Je présente mes excuses aux anciens mais, à mon goût, il n’y a que 4 bâtiments qui sont réellement « beaux » dans ce pays : L’ARPCE, la Banque Centrale, Elbo et la Tour Nademba. Le reste, c’est du déjà vu… Le monde va dans une mondialisation dans laquelle nous ne devons pas tout intégrer, notamment l’architecture. Sinon, toutes les villes n’ont qu’à ressembler à Paris et où sera l’intérêt qu’un Parisien quitte sa ville et vienne visiter Brazzaville ? Les gens raffolent de l’Asie parce que l’architecture, même des grandes villes, est différente de l’architecture européenne. Aujourd’hui, à Brazzaville, vous ne trouverez pas un bâtiment culturel typiquement africain. Par contre, on peut retrouver cette signature congolaise à Pointe-Noire, notamment au travers d’un monument : Le Twiga.

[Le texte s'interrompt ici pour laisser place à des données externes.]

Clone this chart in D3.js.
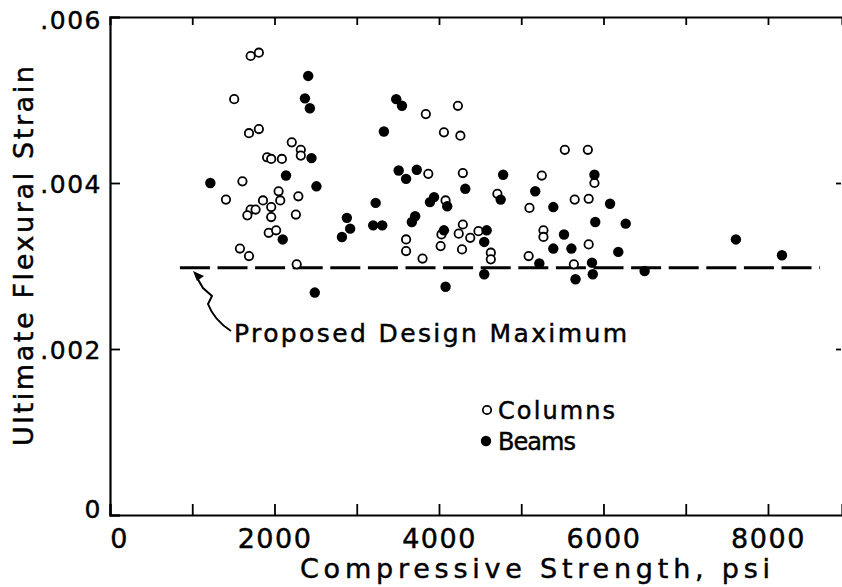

Situé sur la plage de Pointe-Noire, Le Twiga est, selon moi, l’une des plus belles œuvres architecturales du pays.

Si vous aviez un conseil pour un entrepreneur de la diaspora qui déciderait, comme vous, de rentrer s’investir au Congo ?

On n’a pas besoin d’avoir un carnet d’adresses pour commencer un business, on a besoin d’une seule chose : avoir un cerveau qui tourne. Le cerveau qui tourne va te donner une stratégie, cette stratégie il faudra savoir la changer quand elle ne marche pas, et ainsi de suite. Enfin, Il faut toujours avoir une longueur d’avance sur tes amis qui te diront qu’ils vont t’aider, parce que personne ne va t’aider. Mais tout n’est pas noir. J’ai rencontré des personnes magnifiques, avec qui j’ai de grands projets. Le Congo est vaste, il y a une grande diversité de personnes et de cultures. C’est en réussissant à mélanger tout cela qu’on pourra en faire sortir quelque chose de beau. Nous aspirons tous à donner de la force à ce pays, alors travaillons.

Si je vous dis « Roots » (Racines), cela vous évoque quoi ?

Je dis culture. C’est la culture 2.0, l’évolution de la culture africaine. Vous nous montrez l’Afrique qui est belle, l’Afrique qui se lève et qui entreprend… C’est cela ROOTS.